- **Given data**
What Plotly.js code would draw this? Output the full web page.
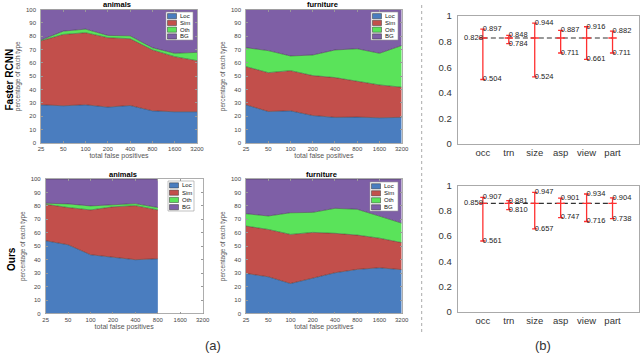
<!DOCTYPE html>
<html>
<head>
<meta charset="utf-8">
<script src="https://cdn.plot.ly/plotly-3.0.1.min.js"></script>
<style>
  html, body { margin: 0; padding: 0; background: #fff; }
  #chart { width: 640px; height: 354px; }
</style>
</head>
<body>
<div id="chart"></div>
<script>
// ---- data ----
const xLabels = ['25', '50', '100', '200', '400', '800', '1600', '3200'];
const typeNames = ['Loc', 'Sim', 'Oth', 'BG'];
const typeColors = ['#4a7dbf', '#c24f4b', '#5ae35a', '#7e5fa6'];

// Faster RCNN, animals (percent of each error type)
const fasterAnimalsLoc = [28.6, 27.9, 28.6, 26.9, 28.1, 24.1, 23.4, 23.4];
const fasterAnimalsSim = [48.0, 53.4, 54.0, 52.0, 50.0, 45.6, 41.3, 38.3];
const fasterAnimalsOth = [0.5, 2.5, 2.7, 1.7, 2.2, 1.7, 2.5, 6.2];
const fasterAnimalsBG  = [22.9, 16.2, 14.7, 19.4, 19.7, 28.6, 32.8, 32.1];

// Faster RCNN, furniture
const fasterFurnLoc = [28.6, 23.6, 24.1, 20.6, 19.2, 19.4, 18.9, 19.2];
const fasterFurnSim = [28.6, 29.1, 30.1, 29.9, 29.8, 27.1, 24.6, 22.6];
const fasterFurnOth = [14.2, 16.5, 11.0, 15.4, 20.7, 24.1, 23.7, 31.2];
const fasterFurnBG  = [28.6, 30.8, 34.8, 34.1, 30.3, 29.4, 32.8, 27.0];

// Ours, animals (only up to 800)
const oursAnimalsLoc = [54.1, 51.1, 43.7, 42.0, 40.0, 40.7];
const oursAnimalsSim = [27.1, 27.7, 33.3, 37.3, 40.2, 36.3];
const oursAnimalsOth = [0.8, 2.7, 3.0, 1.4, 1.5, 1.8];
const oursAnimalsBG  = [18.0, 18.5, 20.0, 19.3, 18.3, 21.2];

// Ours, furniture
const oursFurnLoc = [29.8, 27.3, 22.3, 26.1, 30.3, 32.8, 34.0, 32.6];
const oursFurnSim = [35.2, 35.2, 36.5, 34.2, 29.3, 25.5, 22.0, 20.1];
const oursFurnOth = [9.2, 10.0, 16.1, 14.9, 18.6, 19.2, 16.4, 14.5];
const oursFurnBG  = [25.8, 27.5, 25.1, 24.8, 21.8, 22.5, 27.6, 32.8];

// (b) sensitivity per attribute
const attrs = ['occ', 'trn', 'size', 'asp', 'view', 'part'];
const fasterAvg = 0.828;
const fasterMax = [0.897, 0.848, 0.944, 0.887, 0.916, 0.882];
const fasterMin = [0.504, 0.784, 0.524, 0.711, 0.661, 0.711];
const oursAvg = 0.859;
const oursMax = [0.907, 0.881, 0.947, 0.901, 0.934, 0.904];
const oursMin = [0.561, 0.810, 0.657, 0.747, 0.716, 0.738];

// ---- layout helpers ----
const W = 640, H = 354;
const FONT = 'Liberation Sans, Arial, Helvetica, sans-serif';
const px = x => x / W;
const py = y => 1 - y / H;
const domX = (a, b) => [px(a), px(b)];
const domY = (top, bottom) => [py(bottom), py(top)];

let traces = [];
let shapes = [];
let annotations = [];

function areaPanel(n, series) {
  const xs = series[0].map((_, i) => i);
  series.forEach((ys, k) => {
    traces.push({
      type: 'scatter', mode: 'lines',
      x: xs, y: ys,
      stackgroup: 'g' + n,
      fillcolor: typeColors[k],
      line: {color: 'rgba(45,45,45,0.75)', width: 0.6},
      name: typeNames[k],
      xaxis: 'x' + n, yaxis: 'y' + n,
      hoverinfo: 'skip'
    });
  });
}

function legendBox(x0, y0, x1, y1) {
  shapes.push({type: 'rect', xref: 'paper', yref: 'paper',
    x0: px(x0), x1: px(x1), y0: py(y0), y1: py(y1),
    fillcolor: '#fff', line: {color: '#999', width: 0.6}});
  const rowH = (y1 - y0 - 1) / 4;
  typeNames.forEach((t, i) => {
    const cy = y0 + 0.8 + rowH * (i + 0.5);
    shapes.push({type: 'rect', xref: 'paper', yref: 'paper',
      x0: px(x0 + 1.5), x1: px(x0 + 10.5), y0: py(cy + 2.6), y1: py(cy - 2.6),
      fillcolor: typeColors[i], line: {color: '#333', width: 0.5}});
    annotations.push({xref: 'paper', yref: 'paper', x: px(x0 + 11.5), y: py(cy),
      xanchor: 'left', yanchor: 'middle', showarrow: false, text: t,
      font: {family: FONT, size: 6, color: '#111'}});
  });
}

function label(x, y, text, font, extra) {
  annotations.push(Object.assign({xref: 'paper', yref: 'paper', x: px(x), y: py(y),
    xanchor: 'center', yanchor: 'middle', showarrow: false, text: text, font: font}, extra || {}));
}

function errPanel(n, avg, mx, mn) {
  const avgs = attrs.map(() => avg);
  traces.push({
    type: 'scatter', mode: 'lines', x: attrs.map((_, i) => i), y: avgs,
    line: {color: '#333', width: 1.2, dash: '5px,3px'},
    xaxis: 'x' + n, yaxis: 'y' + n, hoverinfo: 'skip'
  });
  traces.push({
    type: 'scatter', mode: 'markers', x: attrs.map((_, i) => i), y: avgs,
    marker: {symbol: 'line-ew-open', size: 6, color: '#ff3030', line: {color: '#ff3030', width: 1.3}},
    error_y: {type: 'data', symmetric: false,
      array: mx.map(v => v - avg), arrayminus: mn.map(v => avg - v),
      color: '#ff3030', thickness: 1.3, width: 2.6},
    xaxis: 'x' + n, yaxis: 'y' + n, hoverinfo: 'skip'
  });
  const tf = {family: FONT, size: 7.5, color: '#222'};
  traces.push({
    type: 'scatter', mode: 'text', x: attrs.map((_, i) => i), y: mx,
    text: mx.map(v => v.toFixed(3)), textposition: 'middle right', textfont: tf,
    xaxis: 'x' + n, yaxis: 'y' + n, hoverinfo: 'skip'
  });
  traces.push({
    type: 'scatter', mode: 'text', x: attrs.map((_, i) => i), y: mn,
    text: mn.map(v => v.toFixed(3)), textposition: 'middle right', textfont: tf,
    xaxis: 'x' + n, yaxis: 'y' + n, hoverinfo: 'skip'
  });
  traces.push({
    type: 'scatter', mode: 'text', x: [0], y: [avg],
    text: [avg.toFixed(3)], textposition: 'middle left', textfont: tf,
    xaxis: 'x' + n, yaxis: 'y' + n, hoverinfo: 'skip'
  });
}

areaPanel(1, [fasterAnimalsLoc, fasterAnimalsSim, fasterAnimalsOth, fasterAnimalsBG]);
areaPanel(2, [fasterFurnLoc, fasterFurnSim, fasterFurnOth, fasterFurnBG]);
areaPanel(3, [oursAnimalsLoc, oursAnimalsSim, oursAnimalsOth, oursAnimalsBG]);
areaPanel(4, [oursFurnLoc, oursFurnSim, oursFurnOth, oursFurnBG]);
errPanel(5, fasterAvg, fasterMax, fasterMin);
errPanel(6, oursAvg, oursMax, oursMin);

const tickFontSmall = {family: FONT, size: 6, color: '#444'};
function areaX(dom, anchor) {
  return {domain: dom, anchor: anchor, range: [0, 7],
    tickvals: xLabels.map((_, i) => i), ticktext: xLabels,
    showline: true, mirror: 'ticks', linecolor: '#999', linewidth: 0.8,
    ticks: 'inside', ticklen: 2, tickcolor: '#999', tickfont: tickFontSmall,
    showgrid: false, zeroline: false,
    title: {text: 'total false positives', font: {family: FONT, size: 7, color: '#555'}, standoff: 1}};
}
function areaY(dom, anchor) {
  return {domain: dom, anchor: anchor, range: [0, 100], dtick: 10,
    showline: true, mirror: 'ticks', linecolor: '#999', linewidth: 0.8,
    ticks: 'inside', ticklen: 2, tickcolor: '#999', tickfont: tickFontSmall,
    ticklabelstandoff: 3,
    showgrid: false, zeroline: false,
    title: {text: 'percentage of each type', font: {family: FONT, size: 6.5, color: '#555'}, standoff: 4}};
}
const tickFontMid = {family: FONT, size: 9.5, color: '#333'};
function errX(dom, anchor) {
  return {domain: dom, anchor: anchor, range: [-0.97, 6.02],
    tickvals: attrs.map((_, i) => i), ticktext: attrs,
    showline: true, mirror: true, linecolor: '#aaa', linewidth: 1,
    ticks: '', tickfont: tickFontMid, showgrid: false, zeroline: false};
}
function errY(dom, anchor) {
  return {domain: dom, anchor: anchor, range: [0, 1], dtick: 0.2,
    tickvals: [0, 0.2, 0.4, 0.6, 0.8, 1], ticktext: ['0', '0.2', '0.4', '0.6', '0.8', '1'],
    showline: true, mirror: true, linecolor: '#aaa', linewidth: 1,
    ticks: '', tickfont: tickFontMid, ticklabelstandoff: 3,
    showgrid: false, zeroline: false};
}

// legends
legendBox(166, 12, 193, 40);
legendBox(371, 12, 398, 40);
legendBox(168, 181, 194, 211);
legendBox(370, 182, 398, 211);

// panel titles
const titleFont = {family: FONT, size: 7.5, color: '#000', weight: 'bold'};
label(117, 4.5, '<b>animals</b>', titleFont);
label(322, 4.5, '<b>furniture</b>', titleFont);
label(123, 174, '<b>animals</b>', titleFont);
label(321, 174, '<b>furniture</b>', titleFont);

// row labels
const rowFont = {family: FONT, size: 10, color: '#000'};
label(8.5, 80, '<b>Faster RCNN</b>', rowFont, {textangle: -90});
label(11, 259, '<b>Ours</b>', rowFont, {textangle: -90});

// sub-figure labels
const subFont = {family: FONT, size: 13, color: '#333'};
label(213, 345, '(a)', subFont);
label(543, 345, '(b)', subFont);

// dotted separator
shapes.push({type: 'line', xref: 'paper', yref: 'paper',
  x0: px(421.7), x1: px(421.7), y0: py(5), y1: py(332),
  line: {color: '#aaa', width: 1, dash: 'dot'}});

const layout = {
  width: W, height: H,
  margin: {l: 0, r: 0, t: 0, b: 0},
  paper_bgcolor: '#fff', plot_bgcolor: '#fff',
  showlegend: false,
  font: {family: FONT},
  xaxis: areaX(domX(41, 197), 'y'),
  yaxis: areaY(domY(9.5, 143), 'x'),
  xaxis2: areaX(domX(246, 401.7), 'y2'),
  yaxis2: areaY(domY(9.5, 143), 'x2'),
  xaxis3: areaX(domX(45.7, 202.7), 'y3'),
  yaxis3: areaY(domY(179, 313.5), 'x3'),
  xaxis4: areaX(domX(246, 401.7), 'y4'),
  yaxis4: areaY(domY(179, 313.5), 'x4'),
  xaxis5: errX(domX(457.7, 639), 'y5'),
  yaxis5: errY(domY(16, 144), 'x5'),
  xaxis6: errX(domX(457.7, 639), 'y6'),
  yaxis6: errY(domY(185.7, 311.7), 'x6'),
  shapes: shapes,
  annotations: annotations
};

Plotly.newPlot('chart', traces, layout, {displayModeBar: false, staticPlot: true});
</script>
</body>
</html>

- **Aim**
Starting at the top of the listing above, reproduce each line up to and including the one with "const oursMin = [0.561, 0.810, 0.657, 0.747, 0.716, 0.738];"; omit the pictures.

- **Response to the task**
What Plotly.js code would draw this? Output the full web page.
<!DOCTYPE html>
<html>
<head>
<meta charset="utf-8">
<script src="https://cdn.plot.ly/plotly-3.0.1.min.js"></script>
<style>
  html, body { margin: 0; padding: 0; background: #fff; }
  #chart { width: 640px; height: 354px; }
</style>
</head>
<body>
<div id="chart"></div>
<script>
// ---- data ----
const xLabels = ['25', '50', '100', '200', '400', '800', '1600', '3200'];
const typeNames = ['Loc', 'Sim', 'Oth', 'BG'];
const typeColors = ['#4a7dbf', '#c24f4b', '#5ae35a', '#7e5fa6'];

// Faster RCNN, animals (percent of each error type)
const fasterAnimalsLoc = [28.6, 27.9, 28.6, 26.9, 28.1, 24.1, 23.4, 23.4];
const fasterAnimalsSim = [48.0, 53.4, 54.0, 52.0, 50.0, 45.6, 41.3, 38.3];
const fasterAnimalsOth = [0.5, 2.5, 2.7, 1.7, 2.2, 1.7, 2.5, 6.2];
const fasterAnimalsBG  = [22.9, 16.2, 14.7, 19.4, 19.7, 28.6, 32.8, 32.1];

// Faster RCNN, furniture
const fasterFurnLoc = [28.6, 23.6, 24.1, 20.6, 19.2, 19.4, 18.9, 19.2];
const fasterFurnSim = [28.6, 29.1, 30.1, 29.9, 29.8, 27.1, 24.6, 22.6];
const fasterFurnOth = [14.2, 16.5, 11.0, 15.4, 20.7, 24.1, 23.7, 31.2];
const fasterFurnBG  = [28.6, 30.8, 34.8, 34.1, 30.3, 29.4, 32.8, 27.0];

// Ours, animals (only up to 800)
const oursAnimalsLoc = [54.1, 51.1, 43.7, 42.0, 40.0, 40.7];
const oursAnimalsSim = [27.1, 27.7, 33.3, 37.3, 40.2, 36.3];
const oursAnimalsOth = [0.8, 2.7, 3.0, 1.4, 1.5, 1.8];
const oursAnimalsBG  = [18.0, 18.5, 20.0, 19.3, 18.3, 21.2];

// Ours, furniture
const oursFurnLoc = [29.8, 27.3, 22.3, 26.1, 30.3, 32.8, 34.0, 32.6];
const oursFurnSim = [35.2, 35.2, 36.5, 34.2, 29.3, 25.5, 22.0, 20.1];
const oursFurnOth = [9.2, 10.0, 16.1, 14.9, 18.6, 19.2, 16.4, 14.5];
const oursFurnBG  = [25.8, 27.5, 25.1, 24.8, 21.8, 22.5, 27.6, 32.8];

// (b) sensitivity per attribute
const attrs = ['occ', 'trn', 'size', 'asp', 'view', 'part'];
const fasterAvg = 0.828;
const fasterMax = [0.897, 0.848, 0.944, 0.887, 0.916, 0.882];
const fasterMin = [0.504, 0.784, 0.524, 0.711, 0.661, 0.711];
const oursAvg = 0.859;
const oursMax = [0.907, 0.881, 0.947, 0.901, 0.934, 0.904];
const oursMin = [0.561, 0.810, 0.657, 0.747, 0.716, 0.738];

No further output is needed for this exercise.